WHAT IS REQUIRED:
From the listing below, copy only the lines running from the line that contains "Write a Python" to the line that contains "control = [58.1, 58.3, 58.9, 59.3]", both included.

ENTRIES:

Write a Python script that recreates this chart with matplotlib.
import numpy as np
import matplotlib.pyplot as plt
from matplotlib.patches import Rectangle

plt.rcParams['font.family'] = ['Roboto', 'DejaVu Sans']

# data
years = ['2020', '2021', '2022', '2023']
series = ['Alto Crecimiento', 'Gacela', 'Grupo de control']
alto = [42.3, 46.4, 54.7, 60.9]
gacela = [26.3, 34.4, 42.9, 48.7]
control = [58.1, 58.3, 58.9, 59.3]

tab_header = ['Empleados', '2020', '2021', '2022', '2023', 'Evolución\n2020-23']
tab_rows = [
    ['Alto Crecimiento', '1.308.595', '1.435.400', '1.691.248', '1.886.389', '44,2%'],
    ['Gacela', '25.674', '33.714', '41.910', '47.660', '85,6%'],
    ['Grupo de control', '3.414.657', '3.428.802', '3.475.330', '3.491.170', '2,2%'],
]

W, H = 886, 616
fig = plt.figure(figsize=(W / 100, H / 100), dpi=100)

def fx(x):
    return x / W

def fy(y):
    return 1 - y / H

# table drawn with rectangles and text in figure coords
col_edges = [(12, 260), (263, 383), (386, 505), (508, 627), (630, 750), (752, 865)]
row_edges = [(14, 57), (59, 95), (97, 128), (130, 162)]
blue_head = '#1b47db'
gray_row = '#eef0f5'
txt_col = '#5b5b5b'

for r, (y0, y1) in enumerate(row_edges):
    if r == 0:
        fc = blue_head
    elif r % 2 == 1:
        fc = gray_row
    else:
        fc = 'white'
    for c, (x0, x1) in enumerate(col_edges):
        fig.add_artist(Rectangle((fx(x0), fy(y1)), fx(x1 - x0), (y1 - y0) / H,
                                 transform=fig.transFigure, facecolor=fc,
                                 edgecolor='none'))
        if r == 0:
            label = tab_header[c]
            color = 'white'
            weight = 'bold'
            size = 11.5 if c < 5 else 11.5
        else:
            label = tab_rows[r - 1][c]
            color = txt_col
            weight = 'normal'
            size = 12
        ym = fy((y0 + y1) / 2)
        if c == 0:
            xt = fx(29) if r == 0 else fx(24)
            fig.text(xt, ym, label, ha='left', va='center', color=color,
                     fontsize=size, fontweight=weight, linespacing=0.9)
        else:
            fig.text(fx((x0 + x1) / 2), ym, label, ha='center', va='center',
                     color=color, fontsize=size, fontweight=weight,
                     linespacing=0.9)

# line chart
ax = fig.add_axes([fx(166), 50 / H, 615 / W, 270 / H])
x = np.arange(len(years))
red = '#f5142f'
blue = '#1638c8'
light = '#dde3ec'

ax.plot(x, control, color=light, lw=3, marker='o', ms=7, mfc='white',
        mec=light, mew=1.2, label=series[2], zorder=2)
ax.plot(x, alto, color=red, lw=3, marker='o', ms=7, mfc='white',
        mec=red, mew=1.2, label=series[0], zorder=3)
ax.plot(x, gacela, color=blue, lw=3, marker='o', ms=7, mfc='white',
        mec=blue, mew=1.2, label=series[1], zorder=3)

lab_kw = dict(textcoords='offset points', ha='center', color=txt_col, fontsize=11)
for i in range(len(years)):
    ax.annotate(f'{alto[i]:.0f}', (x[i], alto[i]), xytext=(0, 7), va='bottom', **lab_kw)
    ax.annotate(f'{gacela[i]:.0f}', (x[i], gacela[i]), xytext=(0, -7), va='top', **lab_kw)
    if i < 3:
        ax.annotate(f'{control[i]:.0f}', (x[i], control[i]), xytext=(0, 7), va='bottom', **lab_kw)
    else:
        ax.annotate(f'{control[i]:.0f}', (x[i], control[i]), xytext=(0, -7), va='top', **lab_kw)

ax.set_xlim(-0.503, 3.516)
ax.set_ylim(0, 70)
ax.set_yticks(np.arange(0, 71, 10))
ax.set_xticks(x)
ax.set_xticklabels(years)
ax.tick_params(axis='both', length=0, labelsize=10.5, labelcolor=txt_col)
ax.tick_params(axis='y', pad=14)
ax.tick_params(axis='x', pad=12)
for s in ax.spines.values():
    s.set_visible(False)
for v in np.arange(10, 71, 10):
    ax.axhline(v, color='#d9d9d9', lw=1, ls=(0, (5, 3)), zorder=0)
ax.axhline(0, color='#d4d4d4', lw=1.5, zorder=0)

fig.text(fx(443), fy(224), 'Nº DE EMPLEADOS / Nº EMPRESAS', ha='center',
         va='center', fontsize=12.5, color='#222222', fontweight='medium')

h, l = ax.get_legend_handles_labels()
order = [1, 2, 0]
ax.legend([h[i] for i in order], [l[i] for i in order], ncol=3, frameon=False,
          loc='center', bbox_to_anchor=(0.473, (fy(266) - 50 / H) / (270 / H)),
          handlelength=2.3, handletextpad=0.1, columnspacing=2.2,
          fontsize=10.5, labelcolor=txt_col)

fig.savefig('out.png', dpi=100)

* * *

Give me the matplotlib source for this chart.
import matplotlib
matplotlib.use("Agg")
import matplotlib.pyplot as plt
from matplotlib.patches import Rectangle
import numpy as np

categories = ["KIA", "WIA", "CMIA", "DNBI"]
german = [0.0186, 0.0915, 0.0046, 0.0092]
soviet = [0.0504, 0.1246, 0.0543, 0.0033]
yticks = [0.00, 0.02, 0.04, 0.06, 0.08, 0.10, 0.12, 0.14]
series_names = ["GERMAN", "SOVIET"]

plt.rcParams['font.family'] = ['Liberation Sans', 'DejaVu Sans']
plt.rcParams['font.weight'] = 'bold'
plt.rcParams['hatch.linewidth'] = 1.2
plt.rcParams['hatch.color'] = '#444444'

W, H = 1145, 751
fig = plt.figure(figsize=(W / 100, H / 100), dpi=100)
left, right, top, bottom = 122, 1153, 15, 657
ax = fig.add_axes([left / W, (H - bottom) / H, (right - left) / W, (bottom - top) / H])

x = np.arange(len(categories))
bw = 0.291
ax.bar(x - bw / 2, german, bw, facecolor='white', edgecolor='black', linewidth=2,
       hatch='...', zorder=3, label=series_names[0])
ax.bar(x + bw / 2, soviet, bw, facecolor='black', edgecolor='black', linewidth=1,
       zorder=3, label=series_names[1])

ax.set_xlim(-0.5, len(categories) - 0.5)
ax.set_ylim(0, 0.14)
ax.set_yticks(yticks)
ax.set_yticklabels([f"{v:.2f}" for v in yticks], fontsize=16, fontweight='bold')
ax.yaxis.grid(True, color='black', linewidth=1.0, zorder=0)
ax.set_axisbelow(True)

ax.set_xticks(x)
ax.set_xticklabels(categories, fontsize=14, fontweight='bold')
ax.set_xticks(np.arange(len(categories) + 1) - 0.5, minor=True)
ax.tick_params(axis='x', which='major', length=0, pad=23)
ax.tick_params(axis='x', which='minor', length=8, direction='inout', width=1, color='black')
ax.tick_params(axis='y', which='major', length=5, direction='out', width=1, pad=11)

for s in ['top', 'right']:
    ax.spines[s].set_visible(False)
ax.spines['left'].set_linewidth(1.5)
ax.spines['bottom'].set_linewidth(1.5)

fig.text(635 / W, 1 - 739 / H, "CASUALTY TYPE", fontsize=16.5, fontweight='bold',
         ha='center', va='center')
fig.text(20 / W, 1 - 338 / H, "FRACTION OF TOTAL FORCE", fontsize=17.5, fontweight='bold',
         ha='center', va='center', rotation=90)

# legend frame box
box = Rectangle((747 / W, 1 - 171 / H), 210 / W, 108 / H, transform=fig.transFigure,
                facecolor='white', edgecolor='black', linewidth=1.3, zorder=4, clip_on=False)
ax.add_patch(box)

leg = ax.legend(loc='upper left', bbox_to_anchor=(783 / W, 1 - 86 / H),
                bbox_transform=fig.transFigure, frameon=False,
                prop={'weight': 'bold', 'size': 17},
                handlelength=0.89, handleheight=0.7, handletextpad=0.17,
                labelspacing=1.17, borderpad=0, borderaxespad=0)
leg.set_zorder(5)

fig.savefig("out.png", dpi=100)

TASK SOLUTION:
Write a Python script that recreates this chart with matplotlib.
import numpy as np
import matplotlib.pyplot as plt
from matplotlib.patches import Rectangle

plt.rcParams['font.family'] = ['Roboto', 'DejaVu Sans']

# data
years = ['2020', '2021', '2022', '2023']
series = ['Alto Crecimiento', 'Gacela', 'Grupo de control']
alto = [42.3, 46.4, 54.7, 60.9]
gacela = [26.3, 34.4, 42.9, 48.7]
control = [58.1, 58.3, 58.9, 59.3]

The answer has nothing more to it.